Source data:
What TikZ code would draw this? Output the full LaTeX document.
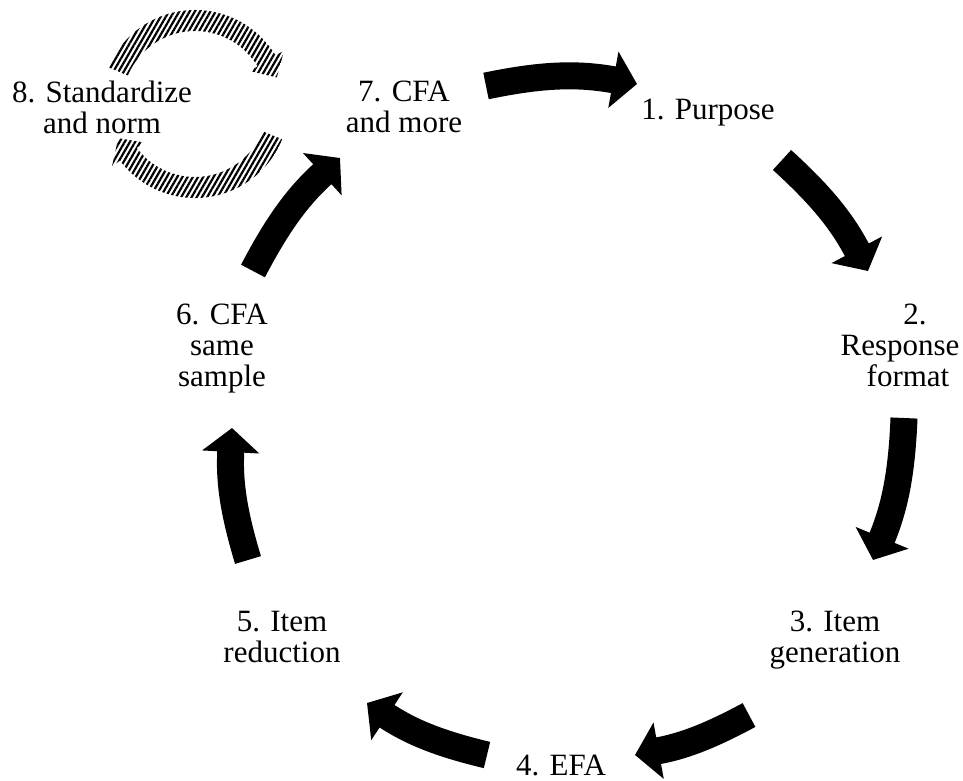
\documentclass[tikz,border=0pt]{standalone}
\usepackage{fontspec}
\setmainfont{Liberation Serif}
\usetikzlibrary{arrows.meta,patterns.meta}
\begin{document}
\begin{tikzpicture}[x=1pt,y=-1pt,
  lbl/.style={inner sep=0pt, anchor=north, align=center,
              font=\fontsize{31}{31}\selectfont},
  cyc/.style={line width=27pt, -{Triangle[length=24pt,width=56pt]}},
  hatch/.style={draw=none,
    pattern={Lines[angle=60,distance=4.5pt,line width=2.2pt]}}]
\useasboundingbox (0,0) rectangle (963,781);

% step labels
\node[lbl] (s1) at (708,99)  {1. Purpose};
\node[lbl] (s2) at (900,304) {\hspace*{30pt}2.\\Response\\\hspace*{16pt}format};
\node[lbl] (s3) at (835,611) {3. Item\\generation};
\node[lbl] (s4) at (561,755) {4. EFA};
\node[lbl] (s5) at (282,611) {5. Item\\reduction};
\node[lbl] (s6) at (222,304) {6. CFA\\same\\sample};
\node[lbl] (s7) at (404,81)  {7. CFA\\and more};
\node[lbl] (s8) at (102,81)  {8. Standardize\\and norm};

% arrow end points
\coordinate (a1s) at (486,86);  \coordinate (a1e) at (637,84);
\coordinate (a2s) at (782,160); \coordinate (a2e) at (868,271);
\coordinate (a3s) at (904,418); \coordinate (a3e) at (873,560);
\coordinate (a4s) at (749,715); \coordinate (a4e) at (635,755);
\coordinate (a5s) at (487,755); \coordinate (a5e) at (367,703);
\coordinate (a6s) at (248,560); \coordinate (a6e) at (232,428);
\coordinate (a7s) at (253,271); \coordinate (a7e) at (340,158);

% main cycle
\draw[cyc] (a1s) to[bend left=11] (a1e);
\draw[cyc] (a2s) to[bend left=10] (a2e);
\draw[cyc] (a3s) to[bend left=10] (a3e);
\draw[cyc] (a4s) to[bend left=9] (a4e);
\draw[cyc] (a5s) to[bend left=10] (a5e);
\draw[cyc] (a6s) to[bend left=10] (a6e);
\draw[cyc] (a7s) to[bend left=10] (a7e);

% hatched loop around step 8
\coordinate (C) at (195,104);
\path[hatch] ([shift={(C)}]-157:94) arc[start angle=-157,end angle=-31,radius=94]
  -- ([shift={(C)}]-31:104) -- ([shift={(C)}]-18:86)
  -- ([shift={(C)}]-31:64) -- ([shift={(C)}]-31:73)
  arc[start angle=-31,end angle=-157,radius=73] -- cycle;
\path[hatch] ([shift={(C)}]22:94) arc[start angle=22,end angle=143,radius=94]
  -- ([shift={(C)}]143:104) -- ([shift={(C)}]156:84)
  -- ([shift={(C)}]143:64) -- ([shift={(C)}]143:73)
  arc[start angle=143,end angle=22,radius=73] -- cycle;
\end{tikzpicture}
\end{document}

Challenge: In the data above, how many lines contain the string "draw"? Answer with the number only.

Full response: 9